Our Long, National Farm-Bill Nightmare Is Over

After three years of congressional wrangling, the Senate has passed the bill.

(Tim Boyle/Getty Images)

photo of Elahe Izadi
February 4, 2014

It took Congress three years to pass a bill that deals with the most fundamentally universal aspect of American life: eating.

The Senate gave the final stamp of approval on the five-year farm bill Tuesday, voting 68-32. The 959-page, nearly $1 trillion bill is a massive overhaul of food policy, and covers all sorts of food-related items, such as eliminating direct payments to farmers in lieu of crop insurance and cutting $8 billion in food-stamp funding.

The final bill is a product of on-again, off-again conference-committee negotiations. "It's done!" Senate Agriculture Committee Chairwoman Debbie Stabenow exclaimed after its final passage. Fellow Democratic Sen. Barbara Mikulski had given her a high-five on the Senate floor during the vote.

 

But not everyone was pleased with the final product.

Nine Senate Democrats, including Kirsten Gillibrand and Elizabeth Warren, joined 23 Republicans in opposing the bill.

Sen. Robert Casey of Pennsylvania and other Democrats cited cuts to the Supplemental Nutrition Assistance Program, aka food stamps, in their decision to oppose the bill.

"There's a lot in the bill that I could certainly support.... Debbie Stabenow deserves a lot of credit for dropping it down from where the House was," Casey said Tuesday. The House version of the bill called for $39 billion in SNAP cuts. "But I just couldn't at this time support a cut of that dimension."

Independent Sen. Bernie Sanders also worried about the food-stamp cuts but said he voted for the bill after receiving assurances from Vermont Gov. Peter Shumlin that the state will be able "to protect lower-income Vermonters from these cuts" through state funding. At the same time, Sanders said, he could not ignore the needs of Vermont's well-known dairy industry.

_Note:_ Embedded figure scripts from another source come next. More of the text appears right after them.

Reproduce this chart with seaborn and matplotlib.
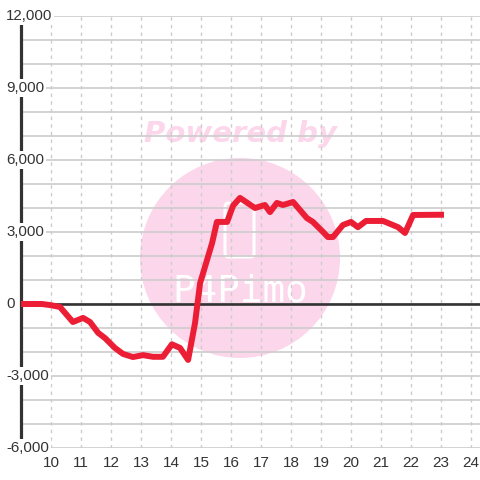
import matplotlib
matplotlib.use("Agg")
import matplotlib.pyplot as plt
import matplotlib.patches as mpatches
import matplotlib.transforms as mtransforms
import seaborn as sns
import pandas as pd

# ---- data ----
hours = [9.0, 9.7, 10.0, 10.3, 10.73, 11.07, 11.3, 11.57, 11.8, 12.13, 12.4, 12.73,
         13.07, 13.4, 13.73, 14.03, 14.3, 14.57, 14.8, 14.97, 15.2, 15.37, 15.53,
         15.87, 16.07, 16.3, 16.8, 17.13, 17.3, 17.53, 17.73, 18.07, 18.53, 18.73,
         19.07, 19.23, 19.4, 19.73, 20.0, 20.23, 20.5, 21.07, 21.57, 21.8, 22.07, 23.1]
values = [0, 0, -50, -125, -750, -580, -750, -1200, -1420, -1830, -2080, -2210,
          -2130, -2200, -2200, -1680, -1830, -2330, -800, 870, 1830, 2540, 3420,
          3420, 4100, 4420, 4000, 4125, 3830, 4210, 4125, 4250, 3580, 3420,
          3000, 2790, 2790, 3290, 3420, 3200, 3460, 3460, 3200, 2960, 3710, 3720]
x_ticks = list(range(10, 25))
y_label_ticks = [12000, 9000, 6000, 3000, 0, -3000, -6000]
y_label_text = ["12,000", "9,000", "6,000", "3,000", "0", "-3,000", "-6,000"]
y_grid = list(range(-6000, 12001, 1000))

df = pd.DataFrame({"hour": hours, "value": values})

sns.set_style("white")
plt.rcParams["font.family"] = ["Liberation Sans", "DejaVu Sans"]

W = H = 480
fig = plt.figure(figsize=(4.8, 4.8), dpi=100)
fig.patch.set_facecolor("white")
ax = fig.add_axes([21 / W, 32 / H, 459 / W, 432 / H])
ax.patch.set_alpha(0)

def fx(px):
    return px / W

def fy(py):
    return 1 - py / H

# watermark (behind grid)
ax.add_patch(mpatches.Circle((fx(240), fy(258)), 100 / W, transform=fig.transFigure,
                             facecolor="#fcd6ea", edgecolor="none", zorder=0.1))
ax.add_patch(mpatches.FancyBboxPatch((fx(225), fy(257)), 29 / W, 54 / H,
                                     boxstyle="round,pad=0,rounding_size=0.008",
                                     transform=fig.transFigure, facecolor="none",
                                     edgecolor="white", linewidth=2.2, zorder=0.2))
ax.text(fx(240), fy(291), "P4Pimo", transform=fig.transFigure, ha="center", va="center",
        fontsize=27, color="white", family="DejaVu Sans Mono", zorder=0.2)
ax.text(fx(241), fy(134), "Powered by", transform=fig.transFigure, ha="center", va="center",
        fontsize=21, color="#fcd6ea", fontweight="bold", fontstyle="italic",
        family="DejaVu Sans", zorder=0.2)

ax.set_xlim(9.0, 24.3)
ax.set_ylim(-6000, 12000)
ax.set_axisbelow(True)

ax.set_yticks(y_grid)
ax.set_yticklabels([])
ax.set_xticks(x_ticks)
ax.set_xticklabels([str(t) for t in x_ticks])
ax.tick_params(axis="both", length=0)
ax.tick_params(axis="x", pad=6, labelsize=11, labelcolor="#333333")
ax.grid(axis="y", color="#cccccc", linewidth=1.2, linestyle="-")
ax.grid(axis="x", color="#cccccc", linewidth=1.0, linestyle=(0, (2.5, 3)))

for s in ["top", "right", "bottom"]:
    ax.spines[s].set_visible(False)
ax.spines["left"].set_color("#333333")
ax.spines["left"].set_linewidth(2.3)
ax.spines["left"].set_zorder(1.8)

ax.axhline(0, color="#333333", linewidth=1.9, zorder=1.9)

sns.lineplot(data=df, x="hour", y="value", ax=ax, color="#ec1e35", linewidth=4.3,
             zorder=3, solid_joinstyle="round", solid_capstyle="butt")
ax.set_xlabel("")
ax.set_ylabel("")

trans = mtransforms.blended_transform_factory(ax.transAxes, ax.transData)
for v, t in zip(y_label_ticks, y_label_text):
    ax.text((6 - 21) / 459, v, t, transform=trans, ha="left", va="center",
            fontsize=10.8, color="#333333", clip_on=False, zorder=5,
            bbox=dict(facecolor="white", edgecolor="none", pad=1.5))

fig.savefig("out.png", dpi=100)
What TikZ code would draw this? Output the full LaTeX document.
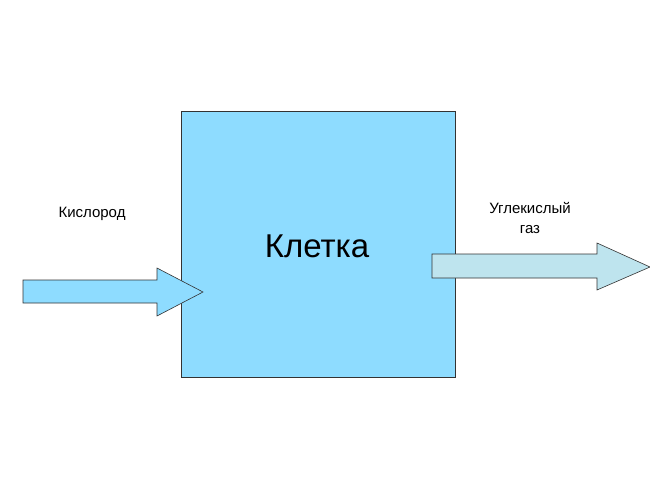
\documentclass[tikz,border=0pt]{standalone}
\usepackage{fontspec}
\setmainfont{Liberation Sans}
\begin{document}
\begin{tikzpicture}[x=1pt,y=-1pt,
  arr/.style={draw=black!80,line width=0.6pt}]
\useasboundingbox[fill=white] (0,0) rectangle (650,487);
\node[draw=black!80,line width=0.6pt,fill={rgb,255:red,142;green,220;blue,255},minimum width=274pt,minimum height=266pt,inner sep=0pt,anchor=north west] (cell) at (181,111) {};
\node[font=\fontsize{33}{36}\selectfont] (lbl) at (317,246) {Клетка};
\draw[arr,fill={rgb,255:red,142;green,220;blue,255}] (23,280) -- (157,280) -- (157,268) -- (203,292) -- (157,316) -- (157,303) -- (23,303) -- cycle;
\draw[arr,fill={rgb,255:red,190;green,228;blue,238}] (432,254) -- (597,254) -- (597,243) -- (650,267) -- (597,290) -- (597,278) -- (432,278) -- cycle;
\node[font=\fontsize{15}{18}\selectfont] (o2) at (92,214) {Кислород};
\node[font=\fontsize{15}{20}\selectfont,align=center] (co2) at (530,218) {Углекислый\\газ};
\end{tikzpicture}
\end{document}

Passing farm bills has historically been an easy and bipartisan effort, but progress on pushing this legislation through had been impeded over disagreements on food-stamp, dairy, and sugar programs, as well as crop insurance and other aspects of agricultural policy. The previous farm bill had been temporarily extended during last year's fiscal-cliff deal, but expired at the end of September.

Such swift approval in Congress this time around belies how tough of a go it's been to reach passage. The farm bill unexpectedly failed in the House last summer when conservatives voted against it because cuts to the food-stamp program didn't go deep enough, while a bloc of liberals voted no because the cuts went too far. This time around, the momentum was there for passage, bolstered by the prospect of another "dairy cliff" and a spike in milk prices, as well as by the support of a broad range of interest groups. 

As with so many aspects of legislating, it's not pretty to watch how the sausage is made (or in this case, how the corn is grown). Things were so rough that House Agriculture Committee Chairman Frank Lucas had said that if he died during the final run-up to the bill, "I want a glass of milk carved on my tombstone—because it's what killed me."